Top TSX Dividend Stocks for TFSA Passive Income in 2025: ENB, FTS

3 min read | July 10, 2025 08:49 AM EDT | By Team Kalkine Media

Highlights

  • Enbridge (TSE:ENB) remains a major infrastructure operator with oil and gas assets across North America

  • Fortis (TSE:FTS) offers steady returns through regulated utilities in Canada, the U.S., and the Caribbean

  • Both companies are part of the S&P/Tsx Composite Index and S&P/Tsx 60

Enbridge (TSE:ENB) operates in the energy infrastructure sector and is included in both the S&P/Tsx Composite Index and S&P/Tsx 60. The company plays a central role in the transportation of oil and natural gas across North America. Its pipeline network handles a large portion of crude oil movements between Canada and the United States. Beyond oil, Enbridge is active in natural gas transmission and storage, along with regulated utility operations in both countries.

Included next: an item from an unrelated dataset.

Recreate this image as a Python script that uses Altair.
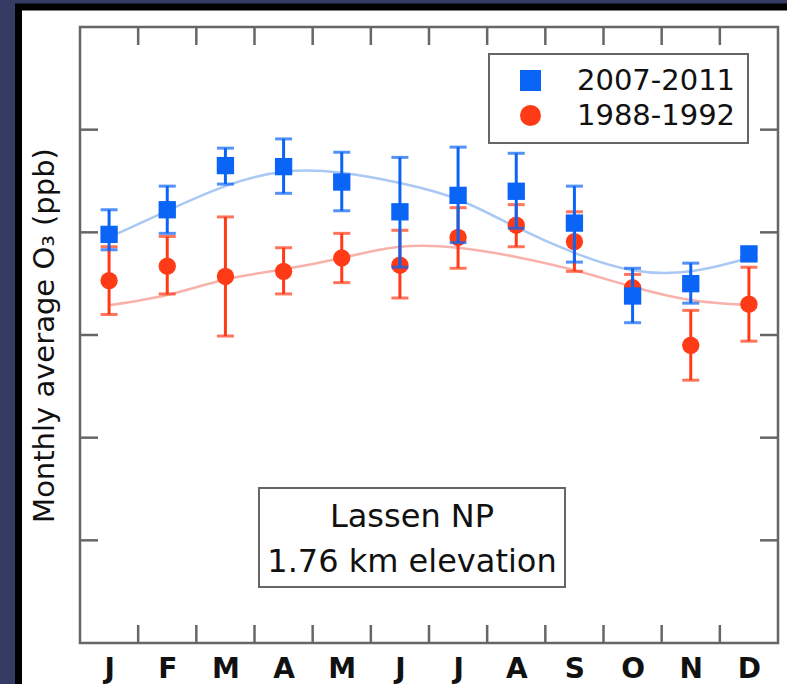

Recent portfolio diversification includes ownership of a key export terminal in Texas and involvement in a liquefied natural gas facility on the British Columbia coast. With rising global demand for secure energy supply chains, these strategic assets serve as important links between North American production and international markets.

Enbridge expanded its utility footprint through the acquisition of several American natural gas utilities. This makes it the largest operator of such assets on the continent. These utility services align with growing requirements for natural gas-powered generation, especially as computing facilities and data centers expand.

The company is currently executing a large-scale capital expenditure plan aimed at driving incremental earnings over time. This long-term strategy supports a history of consistent dividend payments, extended over several decades.

Defensive Utility Play: Fortis (TSE:FTS)

Fortis, listed on the S&P/Tsx Composite Index and S&P/Tsx 60, operates as a regulated utility group across multiple jurisdictions including Canada, the United States, and the Caribbean. Its operations span electricity generation, power transmission, and natural gas distribution.

The strength of Fortis lies in its predictable revenue streams derived primarily from regulated sources. These include utilities serving residential and commercial sectors where energy consumption remains relatively stable. Because of this model, Fortis tends to exhibit resilience through economic fluctuations.

The company's multi-region asset base enables diversification of its regulatory exposure, while also enhancing its growth opportunities through infrastructure development. Fortis also focuses on clean energy expansion and transmission upgrades, with projects underway across its operational footprint.

The business maintains a track record of consistent dividend increases, supported by dependable cash flow generation. With a long-term approach to capital planning and steady income streams, Fortis continues to align with income-focused TFSA strategies focused on passive growth.